WHAT YOU SHOULD DO: Skip the pictures. Reproduce all other material exactly.

SUPPLIED INFORMATION:
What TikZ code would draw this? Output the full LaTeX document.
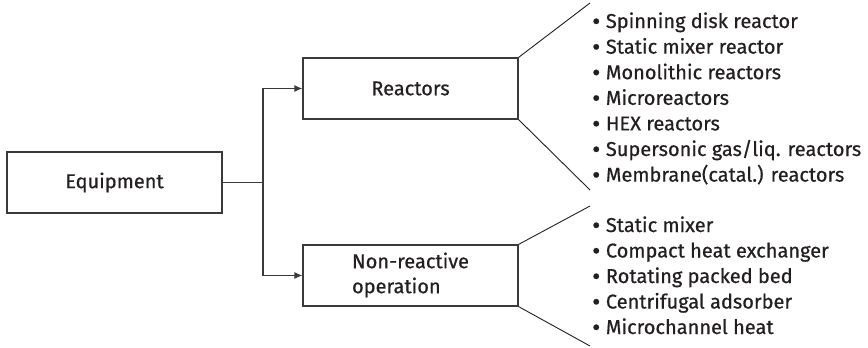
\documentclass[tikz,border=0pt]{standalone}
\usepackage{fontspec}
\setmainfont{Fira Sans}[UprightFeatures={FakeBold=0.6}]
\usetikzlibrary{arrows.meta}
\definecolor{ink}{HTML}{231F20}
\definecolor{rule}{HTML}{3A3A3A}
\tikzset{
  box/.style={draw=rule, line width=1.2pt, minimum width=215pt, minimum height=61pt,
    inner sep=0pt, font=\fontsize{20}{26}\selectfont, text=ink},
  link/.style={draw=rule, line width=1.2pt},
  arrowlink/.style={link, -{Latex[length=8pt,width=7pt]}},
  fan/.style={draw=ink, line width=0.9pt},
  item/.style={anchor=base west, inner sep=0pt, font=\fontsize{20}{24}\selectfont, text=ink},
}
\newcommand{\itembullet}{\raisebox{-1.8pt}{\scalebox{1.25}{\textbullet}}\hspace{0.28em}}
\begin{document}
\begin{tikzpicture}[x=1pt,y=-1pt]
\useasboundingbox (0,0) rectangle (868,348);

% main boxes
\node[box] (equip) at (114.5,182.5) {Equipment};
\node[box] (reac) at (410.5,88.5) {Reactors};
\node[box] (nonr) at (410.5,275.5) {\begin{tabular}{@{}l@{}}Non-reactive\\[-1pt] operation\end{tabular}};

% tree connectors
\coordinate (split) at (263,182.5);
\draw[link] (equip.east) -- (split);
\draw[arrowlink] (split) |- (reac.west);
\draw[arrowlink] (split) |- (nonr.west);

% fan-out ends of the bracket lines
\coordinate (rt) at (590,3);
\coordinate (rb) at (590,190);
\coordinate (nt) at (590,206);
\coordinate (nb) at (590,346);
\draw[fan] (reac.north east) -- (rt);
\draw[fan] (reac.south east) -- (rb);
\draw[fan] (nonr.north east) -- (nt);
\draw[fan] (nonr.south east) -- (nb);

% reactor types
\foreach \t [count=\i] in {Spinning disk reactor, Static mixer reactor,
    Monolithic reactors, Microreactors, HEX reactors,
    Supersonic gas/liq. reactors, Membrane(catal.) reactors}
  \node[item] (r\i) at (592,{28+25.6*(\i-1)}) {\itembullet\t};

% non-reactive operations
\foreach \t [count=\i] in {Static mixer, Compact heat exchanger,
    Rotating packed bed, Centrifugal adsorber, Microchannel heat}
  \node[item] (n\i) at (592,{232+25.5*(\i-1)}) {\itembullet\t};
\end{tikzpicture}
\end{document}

RESPONSE TO THIS EXERCISE:
What TikZ code would draw this? Output the full LaTeX document.
\documentclass[tikz,border=0pt]{standalone}
\usepackage{fontspec}
\setmainfont{Fira Sans}[UprightFeatures={FakeBold=0.6}]
\usetikzlibrary{arrows.meta}
\definecolor{ink}{HTML}{231F20}
\definecolor{rule}{HTML}{3A3A3A}
\tikzset{
  box/.style={draw=rule, line width=1.2pt, minimum width=215pt, minimum height=61pt,
    inner sep=0pt, font=\fontsize{20}{26}\selectfont, text=ink},
  link/.style={draw=rule, line width=1.2pt},
  arrowlink/.style={link, -{Latex[length=8pt,width=7pt]}},
  fan/.style={draw=ink, line width=0.9pt},
  item/.style={anchor=base west, inner sep=0pt, font=\fontsize{20}{24}\selectfont, text=ink},
}
\newcommand{\itembullet}{\raisebox{-1.8pt}{\scalebox{1.25}{\textbullet}}\hspace{0.28em}}
\begin{document}
\begin{tikzpicture}[x=1pt,y=-1pt]
\useasboundingbox (0,0) rectangle (868,348);

% main boxes
\node[box] (equip) at (114.5,182.5) {Equipment};
\node[box] (reac) at (410.5,88.5) {Reactors};
\node[box] (nonr) at (410.5,275.5) {\begin{tabular}{@{}l@{}}Non-reactive\\[-1pt] operation\end{tabular}};

% tree connectors
\coordinate (split) at (263,182.5);
\draw[link] (equip.east) -- (split);
\draw[arrowlink] (split) |- (reac.west);
\draw[arrowlink] (split) |- (nonr.west);

% fan-out ends of the bracket lines
\coordinate (rt) at (590,3);
\coordinate (rb) at (590,190);
\coordinate (nt) at (590,206);
\coordinate (nb) at (590,346);
\draw[fan] (reac.north east) -- (rt);
\draw[fan] (reac.south east) -- (rb);
\draw[fan] (nonr.north east) -- (nt);
\draw[fan] (nonr.south east) -- (nb);

% reactor types
\foreach \t [count=\i] in {Spinning disk reactor, Static mixer reactor,
    Monolithic reactors, Microreactors, HEX reactors,
    Supersonic gas/liq. reactors, Membrane(catal.) reactors}
  \node[item] (r\i) at (592,{28+25.6*(\i-1)}) {\itembullet\t};

% non-reactive operations
\foreach \t [count=\i] in {Static mixer, Compact heat exchanger,
    Rotating packed bed, Centrifugal adsorber, Microchannel heat}
  \node[item] (n\i) at (592,{232+25.5*(\i-1)}) {\itembullet\t};
\end{tikzpicture}
\end{document}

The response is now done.